Would you repeat the listing exactly but omit every picture?

_DATASET EXCERPT_.
::::::::::

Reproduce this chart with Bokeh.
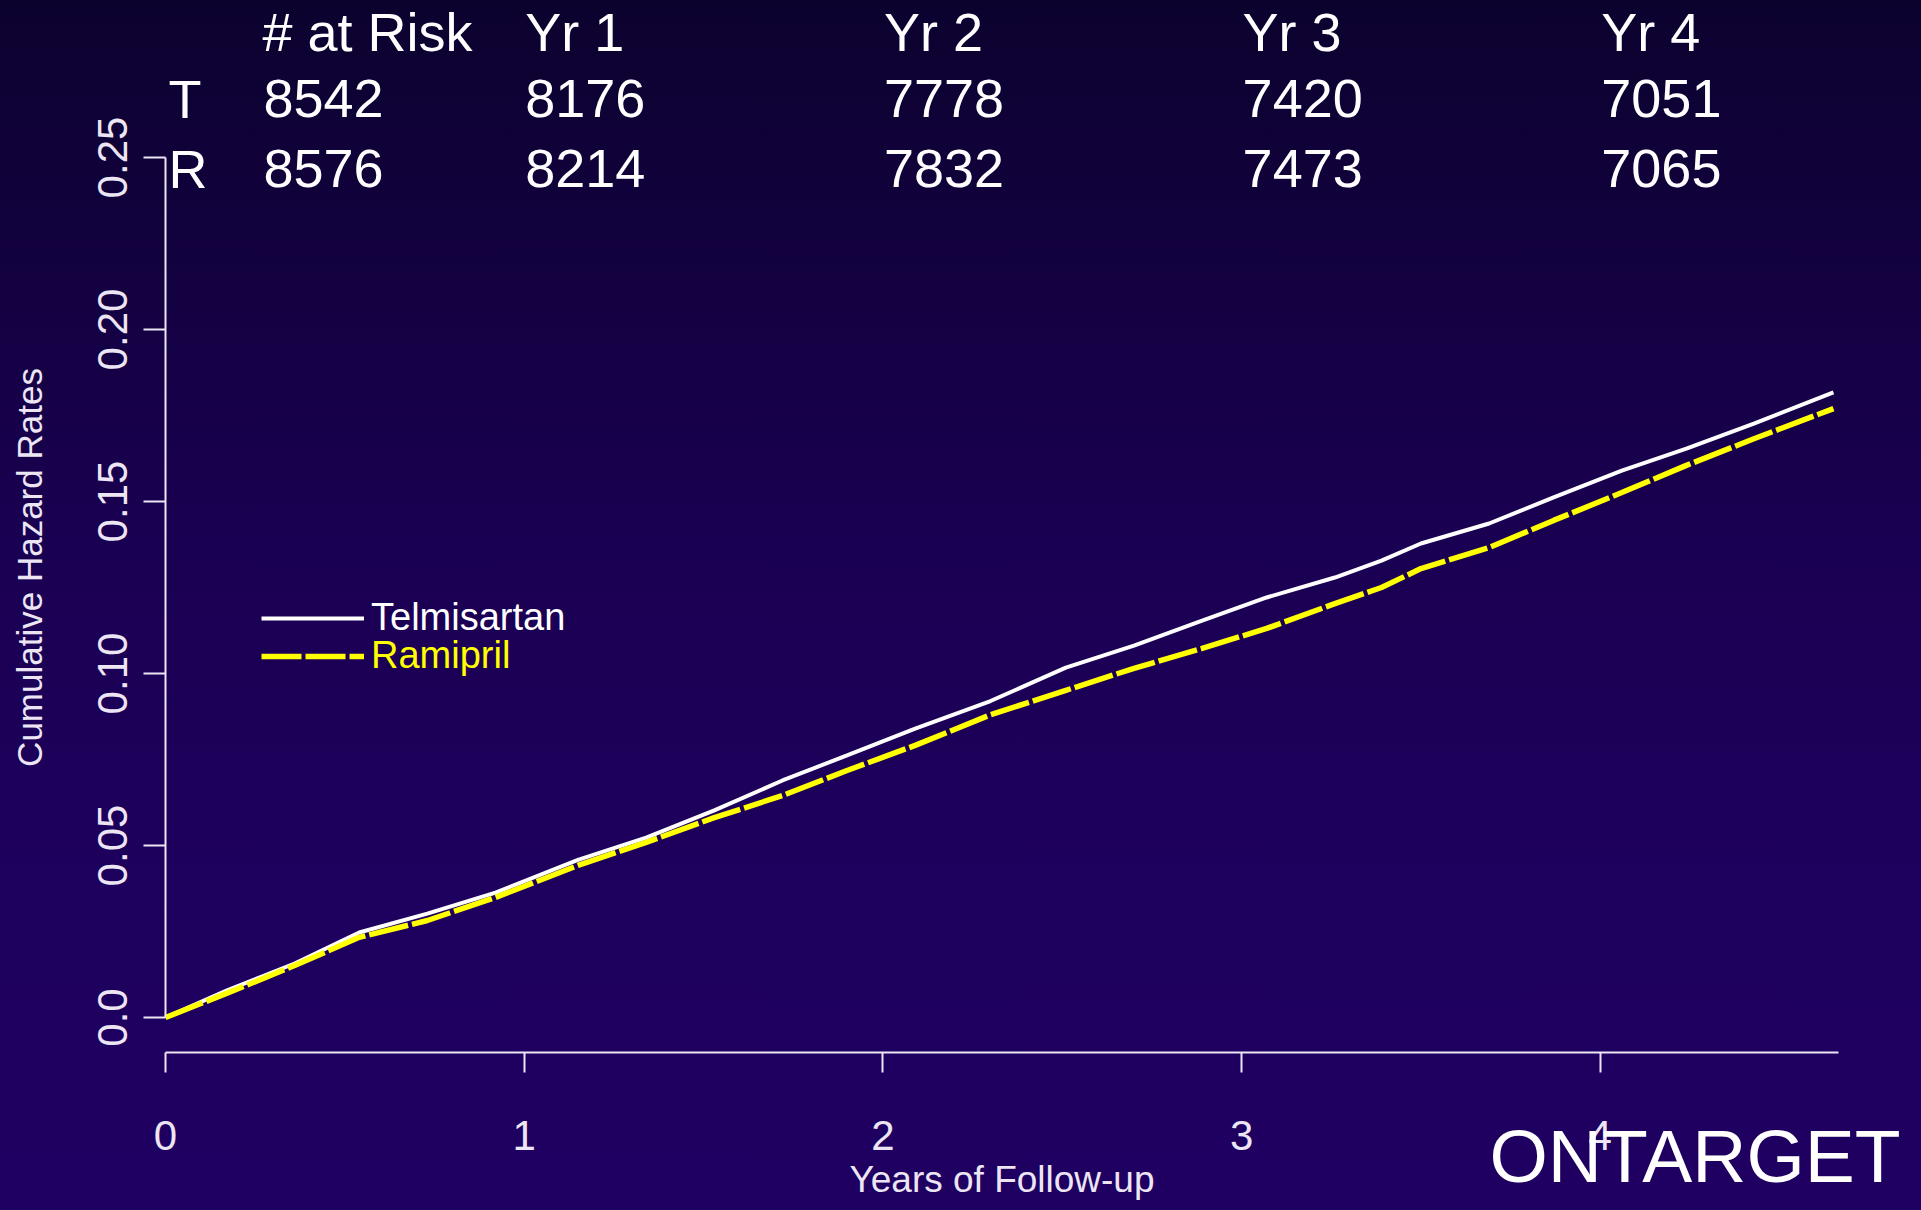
from bokeh.plotting import figure
from bokeh.models import (LinearAxis, FixedTicker, CustomJSTickFormatter, Legend,
                          LegendItem, ColumnDataSource, Label, Range1d)
from bokeh.core.properties import value
from bokeh.embed import file_html
from bokeh.resources import INLINE

# ---------------- data ----------------
years = [0.0, 0.17, 0.36, 0.54, 0.73, 0.92, 1.15, 1.34, 1.53, 1.72, 1.90, 2.09, 2.30,
         2.51, 2.70, 2.89, 3.07, 3.26, 3.39, 3.50, 3.69, 3.87, 4.06, 4.24, 4.43, 4.65]
telmisartan = [0.0, 0.0078, 0.0157, 0.0247, 0.0302, 0.0363, 0.0458, 0.0523, 0.0602,
               0.0689, 0.0762, 0.0840, 0.0920, 0.1017, 0.1081, 0.1154, 0.1221, 0.1279,
               0.1328, 0.1378, 0.1436, 0.1512, 0.1590, 0.1654, 0.1727, 0.1817]
ramipril = [0.0, 0.0070, 0.0151, 0.0233, 0.0282, 0.0349, 0.0442, 0.0509, 0.0581,
            0.0645, 0.0718, 0.0791, 0.0880, 0.0951, 0.1015, 0.1073, 0.1131, 0.1203,
            0.1250, 0.1305, 0.1366, 0.1445, 0.1526, 0.1605, 0.1683, 0.1770]

risk_years = [1, 2, 3, 4]
risk_header = ["Yr 1", "Yr 2", "Yr 3", "Yr 4"]
risk_T = [8176, 7778, 7420, 7051]
risk_R = [8214, 7832, 7473, 7065]
risk_T0 = 8542
risk_R0 = 8576

y_ticks = [0.0, 0.05, 0.10, 0.15, 0.20, 0.25]
x_ticks = [0, 1, 2, 3, 4]

# ---------------- layout ----------------
W, H = 1921, 1210
X0_PX = 165.0          # screen x of t = 0
PX_PER_YEAR = 358.7
Y0_PX = 1017.0         # screen y of value 0
PX_PER_UNIT = 3440.0

def xpx(px):
    return (px - X0_PX) / PX_PER_YEAR

def ypx(py):
    return (Y0_PX - py) / PX_PER_UNIT

FONT = "Liberation Sans"
FG = "#ece6f4"

p = figure(width=W, height=H,
           x_range=Range1d(xpx(0), xpx(W)), y_range=Range1d(ypx(H), ypx(0)),
           x_axis_type=None, y_axis_type=None,
           toolbar_location=None, output_backend="svg", min_border=0)
p.outline_line_color = None
p.background_fill_alpha = 0
p.border_fill_alpha = 0

# curves
r_t = p.line(years, telmisartan, line_color="#ffffff", line_width=4)
r_r = p.line(years, ramipril, line_color="#ffff00", line_width=5.5, line_dash="40 4")

# y axis (R style, detached from x axis)
yax = LinearAxis(fixed_location=0, bounds=(0, 0.25),
                 ticker=FixedTicker(ticks=y_ticks),
                 formatter=CustomJSTickFormatter(code="return tick == 0 ? '0.0' : tick.toFixed(2);"))
yax.major_label_orientation = "vertical"
xax = LinearAxis(fixed_location=ypx(1052), bounds=(0, xpx(1838)),
                 ticker=FixedTicker(ticks=x_ticks),
                 axis_label="Years of Follow-up")
for ax, so in ((yax, 17), (xax, 48)):
    ax.axis_line_color = FG
    ax.axis_line_width = 2
    ax.major_tick_line_color = FG
    ax.major_tick_line_width = 2
    ax.major_tick_in = 0
    ax.minor_tick_line_color = None
    ax.major_label_text_color = FG
    ax.major_label_text_font = FONT
    ax.major_label_standoff = so
    ax.axis_label_text_color = FG
    ax.axis_label_text_font = FONT
    ax.axis_label_text_font_style = "normal"
yax.major_tick_out = 22
yax.major_label_text_font_size = "42px"
xax.major_tick_out = 20
xax.major_label_text_font_size = "42px"
xax.axis_label_text_font_size = "37px"
xax.axis_label_standoff = 6
p.add_layout(yax, "left")
p.add_layout(xax, "below")

# y-axis title, centred on the plotting region like R does
ylab = LinearAxis(fixed_location=0, bounds=(ypx(1057), ypx(77)),
                  ticker=FixedTicker(ticks=[]), axis_label="Cumulative Hazard Rates",
                  axis_line_color=None, major_tick_out=0, major_tick_in=0,
                  minor_tick_out=0, minor_tick_in=0, major_label_standoff=0,
                  axis_label_standoff=117, axis_label_text_font=FONT,
                  axis_label_text_font_size="35px", axis_label_text_font_style="normal",
                  axis_label_text_color=FG)
p.add_layout(ylab, "left")

# at-risk table (y given as visual centre of each row)
rows_x = [xpx(261)] + risk_years
rows_y = [ypx(31)] * 5
rows_t = ["# at Risk"] + risk_header
for lab, first, vals, mid in (("T", risk_T0, risk_T, 98), ("R", risk_R0, risk_R, 168)):
    rows_x += [xpx(167), xpx(262)] + risk_years
    rows_y += [ypx(mid)] * 6
    rows_t += [lab, str(first)] + [str(v) for v in vals]
src = ColumnDataSource(dict(x=rows_x, y=rows_y, text=rows_t))
p.text(x="x", y="y", text="text", source=src, text_font=value(FONT),
       text_font_size=value("54px"), text_color="#ffffff",
       text_baseline="alphabetic", text_align="left", x_offset=1)

# legends (two, for per-label colours)
for item, col, line_py in ((LegendItem(label="Telmisartan", renderers=[r_t]), "#ffffff", 624),
                           (LegendItem(label="Ramipril", renderers=[r_r]), "#ffff00", 662)):
    h = 30
    lg = Legend(items=[item], location=(261, H - (line_py + h / 2)),
                glyph_width=103, glyph_height=h, label_height=h,
                spacing=0, padding=0, margin=0, label_standoff=7,
                border_line_color=None, background_fill_alpha=0,
                label_text_font=FONT, label_text_font_size="38px",
                label_text_color=col)
    p.add_layout(lg)

p.add_layout(Label(x=xpx(1489), y=ypx(1155), text="ONTARGET",
                   text_font=FONT, text_font_size="75px", text_color="#ffffff",
                   text_baseline="alphabetic", text_align="left"))

TEMPLATE = """{% block preamble %}<style>html,body{margin:0;padding:0;overflow:hidden;}html{min-height:100%;background:linear-gradient(to bottom,#0c022e 0%,#1a0052 45%,#1e005e 75%,#1f0062 100%);}</style>{% endblock %}
"""

open("out.html", "w").write(file_html(p, INLINE, title="ONTARGET", template=TEMPLATE))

::::::::::

_ANSWER_.
Reproduce this chart with Bokeh.
from bokeh.plotting import figure
from bokeh.models import (LinearAxis, FixedTicker, CustomJSTickFormatter, Legend,
                          LegendItem, ColumnDataSource, Label, Range1d)
from bokeh.core.properties import value
from bokeh.embed import file_html
from bokeh.resources import INLINE

# ---------------- data ----------------
years = [0.0, 0.17, 0.36, 0.54, 0.73, 0.92, 1.15, 1.34, 1.53, 1.72, 1.90, 2.09, 2.30,
         2.51, 2.70, 2.89, 3.07, 3.26, 3.39, 3.50, 3.69, 3.87, 4.06, 4.24, 4.43, 4.65]
telmisartan = [0.0, 0.0078, 0.0157, 0.0247, 0.0302, 0.0363, 0.0458, 0.0523, 0.0602,
               0.0689, 0.0762, 0.0840, 0.0920, 0.1017, 0.1081, 0.1154, 0.1221, 0.1279,
               0.1328, 0.1378, 0.1436, 0.1512, 0.1590, 0.1654, 0.1727, 0.1817]
ramipril = [0.0, 0.0070, 0.0151, 0.0233, 0.0282, 0.0349, 0.0442, 0.0509, 0.0581,
            0.0645, 0.0718, 0.0791, 0.0880, 0.0951, 0.1015, 0.1073, 0.1131, 0.1203,
            0.1250, 0.1305, 0.1366, 0.1445, 0.1526, 0.1605, 0.1683, 0.1770]

risk_years = [1, 2, 3, 4]
risk_header = ["Yr 1", "Yr 2", "Yr 3", "Yr 4"]
risk_T = [8176, 7778, 7420, 7051]
risk_R = [8214, 7832, 7473, 7065]
risk_T0 = 8542
risk_R0 = 8576

y_ticks = [0.0, 0.05, 0.10, 0.15, 0.20, 0.25]
x_ticks = [0, 1, 2, 3, 4]

# ---------------- layout ----------------
W, H = 1921, 1210
X0_PX = 165.0          # screen x of t = 0
PX_PER_YEAR = 358.7
Y0_PX = 1017.0         # screen y of value 0
PX_PER_UNIT = 3440.0

def xpx(px):
    return (px - X0_PX) / PX_PER_YEAR

def ypx(py):
    return (Y0_PX - py) / PX_PER_UNIT

FONT = "Liberation Sans"
FG = "#ece6f4"

p = figure(width=W, height=H,
           x_range=Range1d(xpx(0), xpx(W)), y_range=Range1d(ypx(H), ypx(0)),
           x_axis_type=None, y_axis_type=None,
           toolbar_location=None, output_backend="svg", min_border=0)
p.outline_line_color = None
p.background_fill_alpha = 0
p.border_fill_alpha = 0

# curves
r_t = p.line(years, telmisartan, line_color="#ffffff", line_width=4)
r_r = p.line(years, ramipril, line_color="#ffff00", line_width=5.5, line_dash="40 4")

# y axis (R style, detached from x axis)
yax = LinearAxis(fixed_location=0, bounds=(0, 0.25),
                 ticker=FixedTicker(ticks=y_ticks),
                 formatter=CustomJSTickFormatter(code="return tick == 0 ? '0.0' : tick.toFixed(2);"))
yax.major_label_orientation = "vertical"
xax = LinearAxis(fixed_location=ypx(1052), bounds=(0, xpx(1838)),
                 ticker=FixedTicker(ticks=x_ticks),
                 axis_label="Years of Follow-up")
for ax, so in ((yax, 17), (xax, 48)):
    ax.axis_line_color = FG
    ax.axis_line_width = 2
    ax.major_tick_line_color = FG
    ax.major_tick_line_width = 2
    ax.major_tick_in = 0
    ax.minor_tick_line_color = None
    ax.major_label_text_color = FG
    ax.major_label_text_font = FONT
    ax.major_label_standoff = so
    ax.axis_label_text_color = FG
    ax.axis_label_text_font = FONT
    ax.axis_label_text_font_style = "normal"
yax.major_tick_out = 22
yax.major_label_text_font_size = "42px"
xax.major_tick_out = 20
xax.major_label_text_font_size = "42px"
xax.axis_label_text_font_size = "37px"
xax.axis_label_standoff = 6
p.add_layout(yax, "left")
p.add_layout(xax, "below")

# y-axis title, centred on the plotting region like R does
ylab = LinearAxis(fixed_location=0, bounds=(ypx(1057), ypx(77)),
                  ticker=FixedTicker(ticks=[]), axis_label="Cumulative Hazard Rates",
                  axis_line_color=None, major_tick_out=0, major_tick_in=0,
                  minor_tick_out=0, minor_tick_in=0, major_label_standoff=0,
                  axis_label_standoff=117, axis_label_text_font=FONT,
                  axis_label_text_font_size="35px", axis_label_text_font_style="normal",
                  axis_label_text_color=FG)
p.add_layout(ylab, "left")

# at-risk table (y given as visual centre of each row)
rows_x = [xpx(261)] + risk_years
rows_y = [ypx(31)] * 5
rows_t = ["# at Risk"] + risk_header
for lab, first, vals, mid in (("T", risk_T0, risk_T, 98), ("R", risk_R0, risk_R, 168)):
    rows_x += [xpx(167), xpx(262)] + risk_years
    rows_y += [ypx(mid)] * 6
    rows_t += [lab, str(first)] + [str(v) for v in vals]
src = ColumnDataSource(dict(x=rows_x, y=rows_y, text=rows_t))
p.text(x="x", y="y", text="text", source=src, text_font=value(FONT),
       text_font_size=value("54px"), text_color="#ffffff",
       text_baseline="alphabetic", text_align="left", x_offset=1)

# legends (two, for per-label colours)
for item, col, line_py in ((LegendItem(label="Telmisartan", renderers=[r_t]), "#ffffff", 624),
                           (LegendItem(label="Ramipril", renderers=[r_r]), "#ffff00", 662)):
    h = 30
    lg = Legend(items=[item], location=(261, H - (line_py + h / 2)),
                glyph_width=103, glyph_height=h, label_height=h,
                spacing=0, padding=0, margin=0, label_standoff=7,
                border_line_color=None, background_fill_alpha=0,
                label_text_font=FONT, label_text_font_size="38px",
                label_text_color=col)
    p.add_layout(lg)

p.add_layout(Label(x=xpx(1489), y=ypx(1155), text="ONTARGET",
                   text_font=FONT, text_font_size="75px", text_color="#ffffff",
                   text_baseline="alphabetic", text_align="left"))

TEMPLATE = """{% block preamble %}<style>html,body{margin:0;padding:0;overflow:hidden;}html{min-height:100%;background:linear-gradient(to bottom,#0c022e 0%,#1a0052 45%,#1e005e 75%,#1f0062 100%);}</style>{% endblock %}
"""

open("out.html", "w").write(file_html(p, INLINE, title="ONTARGET", template=TEMPLATE))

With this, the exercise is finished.